═════ LISTING

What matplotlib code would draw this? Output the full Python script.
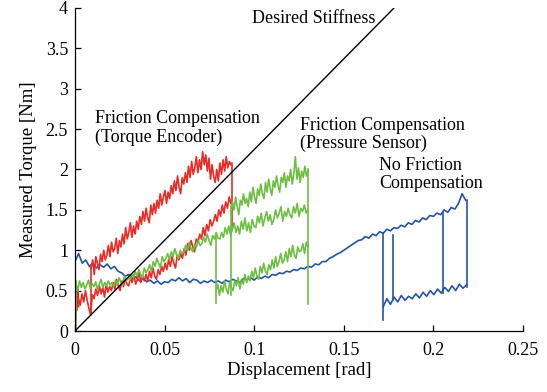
import numpy as np
import matplotlib
matplotlib.use("Agg")
import matplotlib.pyplot as plt

plt.rcParams['font.family'] = ['Liberation Serif', 'DejaVu Serif']

# ---------------- data ----------------
x_ticks = [0, 0.05, 0.1, 0.15, 0.2, 0.25]
x_ticklabels = ["0", "0.05", "0.1", "0.15", "0.2", "0.25"]
y_ticks = [0, 0.5, 1, 1.5, 2, 2.5, 3, 3.5, 4]
y_ticklabels = ["0", "0.5", "1", "1.5", "2", "2.5", "3", "3.5", "4"]

# desired stiffness line
stiff_x = [0.0, 0.178]
stiff_y = [0.0, 4.0]

# Red: friction compensation (torque encoder)
red_start_x = (0.0, 0.002)
red_start_y = [0.0, 0.15, 0.35, 0.25, 0.48, 0.38, 0.55, 0.30]
red_low_x = (0.001, 0.087)
red_low_y = [0.30, 0.40, 0.32, 0.46, 0.36, 0.50, 0.38, 0.28, 0.20, 0.45,
             0.40, 0.52, 0.44, 0.56, 0.46, 0.54, 0.42, 0.58, 0.48, 0.55,
             0.50, 0.60, 0.52, 0.64, 0.56, 0.50, 0.62, 0.55, 0.66, 0.58,
             0.56, 0.66, 0.60, 0.70, 0.58, 0.64, 0.72, 0.60, 0.68, 0.62,
             0.70, 0.62, 0.74, 0.66, 0.78, 0.68, 0.64, 0.76, 0.70, 0.80,
             0.74, 0.84, 0.76, 0.88, 0.80, 0.92, 0.84, 0.78, 0.94, 0.88,
             0.96, 0.90, 1.02, 0.94, 1.08, 1.00, 1.12, 1.04, 0.98, 1.14,
             1.10, 1.20, 1.14, 1.28, 1.18, 1.32, 1.24, 1.38, 1.30, 1.36,
             1.44, 1.36, 1.50, 1.42, 1.56, 1.46, 1.60, 1.52, 1.66, 1.58]
red_jump_x = 0.0875
red_jump_y = [1.25, 2.08]
red_up_x = (0.009, 0.087)
red_up_y = [0.78, 0.88, 0.70, 0.92, 0.84, 0.76, 0.95, 0.86, 1.00, 0.88,
            0.94, 1.06, 0.92, 1.10, 0.98, 1.02, 1.15, 0.96, 1.12, 1.04,
            1.20, 1.08, 1.28, 1.14, 1.22, 1.34, 1.16, 1.30, 1.20, 1.36,
            1.26, 1.42, 1.32, 1.48, 1.36, 1.52, 1.40, 1.34, 1.56, 1.44,
            1.58, 1.46, 1.62, 1.52, 1.70, 1.56, 1.66, 1.74, 1.58, 1.72,
            1.64, 1.80, 1.70, 1.86, 1.74, 1.92, 1.78, 1.70, 1.90, 1.82,
            1.96, 1.84, 2.04, 1.90, 2.10, 1.94, 2.02, 2.16, 1.96, 2.12,
            2.00, 2.22, 2.06, 2.18, 1.98, 2.14, 1.88, 2.06, 1.92, 1.84,
            2.00, 1.86, 2.08, 1.94, 2.12, 1.98, 2.16, 2.02, 2.10, 2.06]
red_drop_x = 0.0088
red_drop_y = [0.80, 0.22]

# Green: friction compensation (pressure sensor)
green_start_x = 0.0005
green_start_y = [0.0, 0.62]
green_mid_x = (0.0005, 0.13)
green_mid_y = [0.58, 0.50, 0.62, 0.54, 0.60, 0.52, 0.57, 0.63, 0.53, 0.59,
               0.55, 0.61, 0.51, 0.58, 0.64, 0.54, 0.60, 0.56, 0.62, 0.57,
               0.60, 0.55, 0.63, 0.58, 0.66, 0.60, 0.57, 0.68, 0.62, 0.66,
               0.63, 0.70, 0.66, 0.74, 0.68, 0.76, 0.70, 0.66, 0.78, 0.72,
               0.76, 0.82, 0.74, 0.86, 0.80, 0.90, 0.84, 0.78, 0.92, 0.86,
               0.90, 0.96, 0.88, 0.98, 0.92, 1.02, 0.94, 0.90, 1.00, 0.96,
               0.98, 1.06, 1.00, 1.10, 1.02, 0.98, 1.08, 1.04, 1.12, 1.06,
               1.08, 1.16, 1.10, 1.20, 1.12, 1.06, 1.18, 1.14, 1.22, 1.15,
               1.14, 1.22, 1.16, 1.28, 1.20, 1.30, 1.18, 1.26, 1.34, 1.22,
               1.30, 1.20, 1.36, 1.26, 1.40, 1.24, 1.34, 1.22, 1.38, 1.30,
               1.28, 1.42, 1.34, 1.46, 1.30, 1.40, 1.48, 1.36, 1.44, 1.32,
               1.38, 1.50, 1.40, 1.46, 1.54, 1.36, 1.48, 1.42, 1.52, 1.44,
               1.40, 1.54, 1.46, 1.58, 1.42, 1.52, 1.48, 1.56, 1.46, 1.50]
green_up_x = (0.087, 0.13)
green_up_y = [1.46, 1.60, 1.50, 1.66, 1.54, 1.44, 1.62, 1.56, 1.70, 1.58,
              1.64, 1.54, 1.72, 1.60, 1.78, 1.66, 1.58, 1.76, 1.68, 1.82,
              1.70, 1.64, 1.84, 1.72, 1.88, 1.76, 1.68, 1.86, 1.78, 1.92,
              1.80, 1.72, 1.90, 1.84, 1.96, 1.78, 1.92, 1.86, 2.00, 1.82,
              1.94, 2.16, 1.88, 2.02, 1.84, 1.98, 1.90, 2.04, 1.92, 1.98]
green_low_x = (0.0787, 0.13)
green_low_y = [0.50, 0.58, 0.44, 0.56, 0.48, 0.62, 0.52, 0.46, 0.60, 0.54,
               0.50, 0.62, 0.56, 0.66, 0.52, 0.64, 0.58, 0.70, 0.60, 0.68,
               0.62, 0.74, 0.66, 0.78, 0.68, 0.64, 0.80, 0.72, 0.84, 0.74,
               0.70, 0.82, 0.76, 0.88, 0.78, 0.92, 0.80, 0.86, 0.96, 0.84,
               0.88, 0.98, 0.86, 1.02, 0.92, 1.06, 0.94, 0.90, 1.04, 0.98,
               1.00, 1.08, 0.96, 1.10, 1.04]
green_vert_x = [0.0787, 0.0872, 0.1300]
green_vert_y = [[1.18, 0.35],
                [1.55, 0.45],
                [2.00, 0.33]]

# Blue: no friction compensation
blue_main_x = (0.0, 0.218)
blue_main_y = [0.86, 0.96, 0.84, 0.88, 0.80, 0.84, 0.78, 0.82, 0.79, 0.83,
               0.77, 0.80, 0.74, 0.72, 0.68, 0.70, 0.65, 0.67, 0.62, 0.65,
               0.61, 0.63, 0.59, 0.62, 0.58, 0.61, 0.60, 0.64, 0.62, 0.66,
               0.62, 0.65, 0.60, 0.64, 0.63, 0.59, 0.62, 0.60, 0.63, 0.60,
               0.62, 0.59, 0.63, 0.61, 0.64, 0.62, 0.60, 0.65, 0.63, 0.66,
               0.63, 0.67, 0.65, 0.68, 0.66, 0.70, 0.69, 0.72, 0.71, 0.74,
               0.73, 0.76, 0.75, 0.78, 0.77, 0.80, 0.79, 0.83, 0.82, 0.86,
               0.86, 0.90, 0.92, 0.95, 0.97, 1.00, 1.03, 1.06, 1.09, 1.12,
               1.13, 1.17, 1.15, 1.20, 1.18, 1.23, 1.21, 1.26, 1.24, 1.28,
               1.27, 1.31, 1.29, 1.34, 1.32, 1.37, 1.35, 1.40, 1.38, 1.43,
               1.42, 1.46, 1.44, 1.50, 1.47, 1.53, 1.51, 1.58, 1.70, 1.62]
blue_low_x = (0.172, 0.2185)
blue_low_y = [0.30, 0.40, 0.33, 0.42, 0.36, 0.44, 0.38, 0.43, 0.40, 0.46, 0.41, 0.48,
              0.43, 0.50, 0.45, 0.52, 0.47, 0.54, 0.49, 0.56, 0.50, 0.58, 0.53, 0.57]
blue_vert_x = [0.172, 0.1775, 0.2055, 0.2185]
blue_vert_y = [[1.21, 0.14],
               [1.19, 0.38],
               [1.46, 0.47],
               [1.62, 0.55]]

RED = "#ec2a26"
GREEN = "#6fbe44"
BLUE = "#2454a6"

# ---------------- figure ----------------
fig = plt.figure(figsize=(5.47, 3.92), dpi=100)
ax = fig.add_axes([75 / 547, 61 / 392, 448 / 547, 323 / 392])

lw = 1.2

def branch(xr, ys, color):
    xs = np.linspace(xr[0], xr[1], len(ys))
    ax.plot(xs, ys, color=color, lw=lw, solid_joinstyle='round')

def vert(x, ys, color):
    ax.plot([x] * len(ys), ys, color=color, lw=lw)

# blue
branch(blue_main_x, blue_main_y, BLUE)
branch(blue_low_x, blue_low_y, BLUE)
for vx, vy in zip(blue_vert_x, blue_vert_y):
    vert(vx, vy, BLUE)

# red
branch(red_start_x, red_start_y, RED)
branch(red_low_x, red_low_y, RED)
vert(red_jump_x, red_jump_y, RED)
branch(red_up_x, red_up_y, RED)
vert(red_drop_x, red_drop_y, RED)

# green
vert(green_start_x, green_start_y, GREEN)
branch(green_mid_x, green_mid_y, GREEN)
branch(green_up_x, green_up_y, GREEN)
branch(green_low_x, green_low_y, GREEN)
for vx, vy in zip(green_vert_x, green_vert_y):
    vert(vx, vy, GREEN)

# desired stiffness
ax.plot(stiff_x, stiff_y, color='black', lw=1.0)

ax.set_xlim(0, 0.25)
ax.set_ylim(0, 4)
ax.set_xticks(x_ticks)
ax.set_xticklabels(x_ticklabels)
ax.set_yticks(y_ticks)
ax.set_yticklabels(y_ticklabels)
ax.spines['top'].set_visible(False)
ax.spines['right'].set_visible(False)
for s in ('left', 'bottom'):
    ax.spines[s].set_linewidth(0.9)
ax.tick_params(direction='in', length=4, width=0.9, labelsize=13)
ax.tick_params(axis='y', pad=5)
ax.tick_params(axis='x', pad=8)

ax.set_xlabel("Displacement [rad]", fontsize=13.5, labelpad=2)
ax.set_ylabel("Measured Torque [Nm]", fontsize=13.5, labelpad=6)

fs = 13
ax.text(0.0988, 3.81, "Desired Stiffness", fontsize=fs, va='baseline', ha='left')
ax.text(0.0112, 2.57, "Friction Compensation", fontsize=fs, va='baseline')
ax.text(0.0112, 2.34, "(Torque Encoder)", fontsize=fs, va='baseline')
ax.text(0.1258, 2.49, "Friction Compensation", fontsize=fs, va='baseline')
ax.text(0.1258, 2.27, "(Pressure Sensor)", fontsize=fs, va='baseline')
ax.text(0.1696, 1.99, "No Friction", fontsize=fs, va='baseline')
ax.text(0.1696, 1.77, "Compensation", fontsize=fs, va='baseline')

fig.savefig("out.png", dpi=100)
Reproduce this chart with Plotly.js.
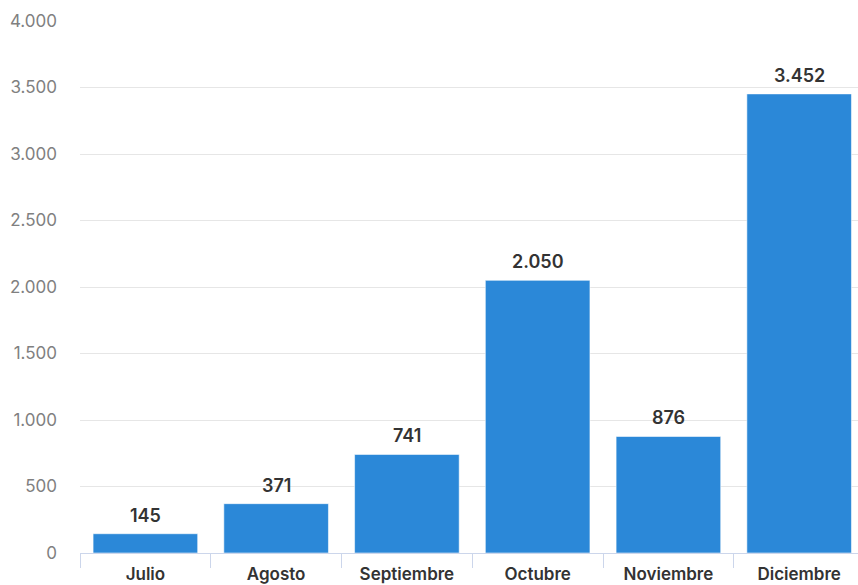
<!DOCTYPE html>
<html>
<head>
<meta charset="utf-8">
<script src="https://cdn.plot.ly/plotly-3.0.1.min.js"></script>
<style>
  html, body { margin: 0; padding: 0; background: #ffffff; }
  #chart { width: 858px; height: 585px; }
</style>
</head>
<body>
<div id="chart"></div>
<script>
// Monthly totals, July to December
const months = ["Julio", "Agosto", "Septiembre", "Octubre", "Noviembre", "Diciembre"];
const totals = [145, 371, 741, 2050, 876, 3452];
const yTicks = [0, 500, 1000, 1500, 2000, 2500, 3000, 3500, 4000];

const fontFamily = "Inter, 'Liberation Sans', Arial, sans-serif";

// Spanish number formatting: dot as thousands separator
const fmt = v => v.toString().replace(/\B(?=(\d{3})+(?!\d))/g, ".");

const trace = {
  type: "bar",
  x: months,
  y: totals,
  marker: {
    color: "#2b88d8",
    line: { color: "rgba(255,255,255,0.55)", width: 1 }
  },
  hoverinfo: "skip"
};

// Value labels above each bar
const valueLabels = months.map((m, i) => ({
  x: m,
  y: totals[i],
  xref: "x",
  yref: "y",
  text: fmt(totals[i]),
  showarrow: false,
  yanchor: "bottom",
  yshift: 6,
  font: { family: fontFamily, size: 18, color: "#333333", weight: 600 }
}));

const layout = {
  width: 858,
  height: 585,
  margin: { l: 80, r: 0, t: 21, b: 32 },
  separators: ",.",
  paper_bgcolor: "#ffffff",
  plot_bgcolor: "#ffffff",
  showlegend: false,
  bargap: 0.2,
  font: { family: fontFamily },
  annotations: valueLabels,
  xaxis: {
    type: "category",
    range: [-0.5, 5.45],
    showline: true,
    linecolor: "#ccd6eb",
    linewidth: 1,
    ticks: "outside",
    tickson: "boundaries",
    ticklen: 14,
    tickcolor: "#ccd6eb",
    tickwidth: 1,
    ticklabelstandoff: 6,
    showgrid: false,
    tickfont: { family: fontFamily, size: 17, color: "#333333", weight: 600 },
    fixedrange: true
  },
  yaxis: {
    range: [0, 4000],
    tickvals: yTicks,
    tickformat: ",",
    showgrid: true,
    gridcolor: "#e6e6e6",
    gridwidth: 1,
    zeroline: false,
    showline: false,
    ticks: "",
    ticklabelstandoff: 22,
    tickfont: { family: fontFamily, size: 17, color: "#808080" },
    fixedrange: true
  }
};

Plotly.newPlot("chart", [trace], layout, { displayModeBar: false, staticPlot: true });
</script>
</body>
</html>
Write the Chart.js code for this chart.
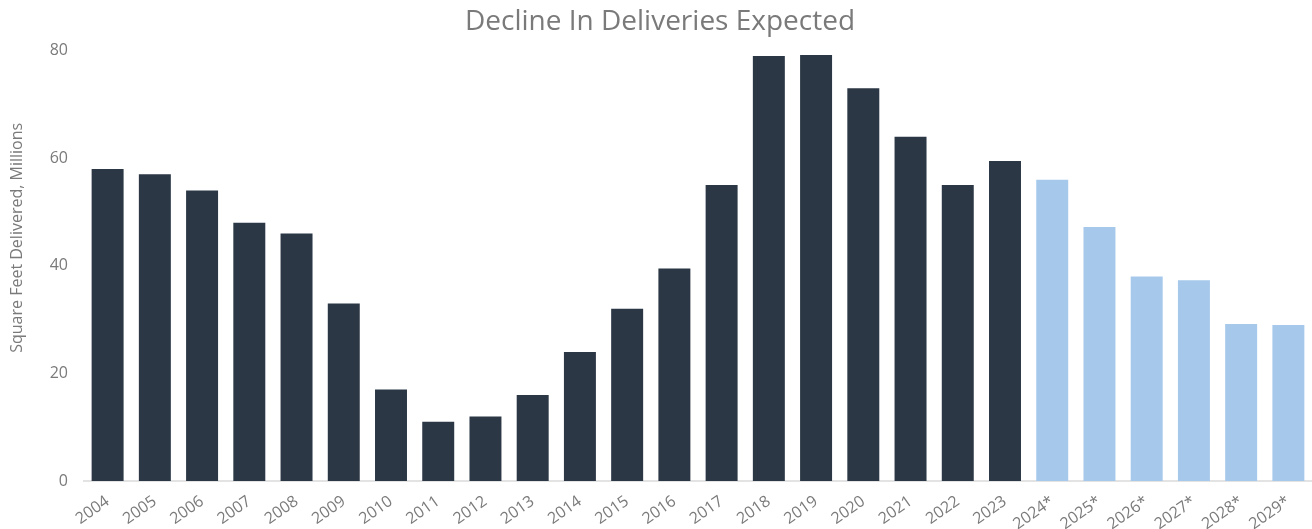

══════════

Filter out all lines lacking the word "matplotlib" and copy the rest.

What matplotlib code would draw this? Output the full Python script.
import matplotlib
matplotlib.use("Agg")
import matplotlib.pyplot as plt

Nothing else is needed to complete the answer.